I have not tested it on 10-vertex, 11-edge graphs, and its correctness has not been verified on a large number of examples.
good_graphs = []
for g in graphs.nauty_geng("5 6 -c"): # 5-vertex 6 edges
if spectra_diff_one_edge(g):
good_graphs.append(g)
key function
from collections import Counter
def one_value_change(list1, list2, tol=1e-6):
"""
Check if two lists differ by exactly one value (considering multiplicity and tolerance).
Parameters:
list1, list2 : lists of numbers
tol : float, two numbers within tol are considered equal
Returns:
(bool, old_value, new_value) :
- True and the changed values if exactly one element differs
- False, None, None otherwise
"""
def multiset(seq):
# Round each number to tol precision
return Counter(round(x / tol) * tol for x in seq)
c1 = multiset(list1)
c2 = multiset(list2)
diff1 = c1 - c2
diff2 = c2 - c1
if len(diff1) == 1 and len(diff2) == 1:
old_val = list(diff1.elements())[0]
new_val = list(diff2.elements())[0]
return True, old_val, new_val
else:
return False, None, None
def spectra_diff_one_edge(g, return_info=False, tol=1e-6):
"""
Check if there exists an edge that can be added to graph g such that
the Laplacian spectrum changes in exactly one eigenvalue.
Parameters:
g (Graph): a Sage graph
return_info (bool):
- If True, return (u, v, old_val, new_val) for the edge that
changes exactly one eigenvalue.
- If False, return True/False indicating whether such an edge exists.
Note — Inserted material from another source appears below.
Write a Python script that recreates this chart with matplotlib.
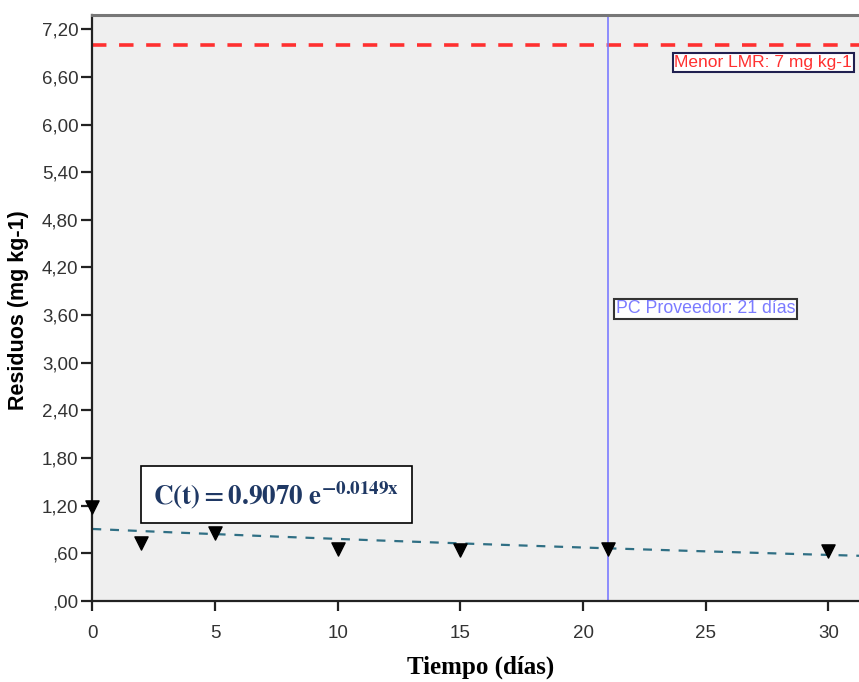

tol (float): tolerance for eigenvalue comparison
Returns:
If return_info=False:
bool: True if such an edge exists, otherwise False
If return_info=True:
tuple or None: (u, v, old_val, new_val) if an edge exists that changes
exactly one eigenvalue, otherwise None
"""
base_spec = [RR(x) for x in g.laplacian_matrix().eigenvalues()]
comp = g.complement()
for (u, v) in comp.edges(labels=False):
g.add_edge(u, v)
new_spec = [RR(x) for x in g.laplacian_matrix().eigenvalues()]
g.delete_edge(u, v)
changed, old_val, new_val = one_value_change(base_spec, new_spec, tol)
if changed:
if return_info:
return (u, v, old_val, new_val)
else:
return True
return False if not return_info else None
For exmaple, I will get two graphs by running the above codes.
g=good_graphs[0]
g.show()
g.laplacian_matrix().eigenvalues()

[5, 4, 2, 1, 0]
spectra_diff_one_edge(g, return_info=True, tol=1e-6)
It gives (0, 1, 2.00000000000000, 4.00000000000000)
which means that add the edge (0,1) will change only one eigenvalue.
g.add_edge(0, 1)
print(g.laplacian_matrix().eigenvalues())
[5, 1, 0, 4, 4]
We compare the symmetric difference of the two lists, and only the values 2 and 4 are different, while all the others match. (Here, note that I’m a bit unsure about your exact meaning of a position change—my understanding is that only two values are different.)
What is the question?
@max Alekseyev I think the OP wants to select graphs from the above collection such that adding some edge (existence suffices, not a specific one) changes exactly one Laplacian eigenvalue.
Still, what is the question? This is a Q&A website.
@licheng, yes you are correct.
@Max Alekseyev, the main question is to investigate those graphs having the above mentioned property. And to do that I want to find some examples. So this is the main question.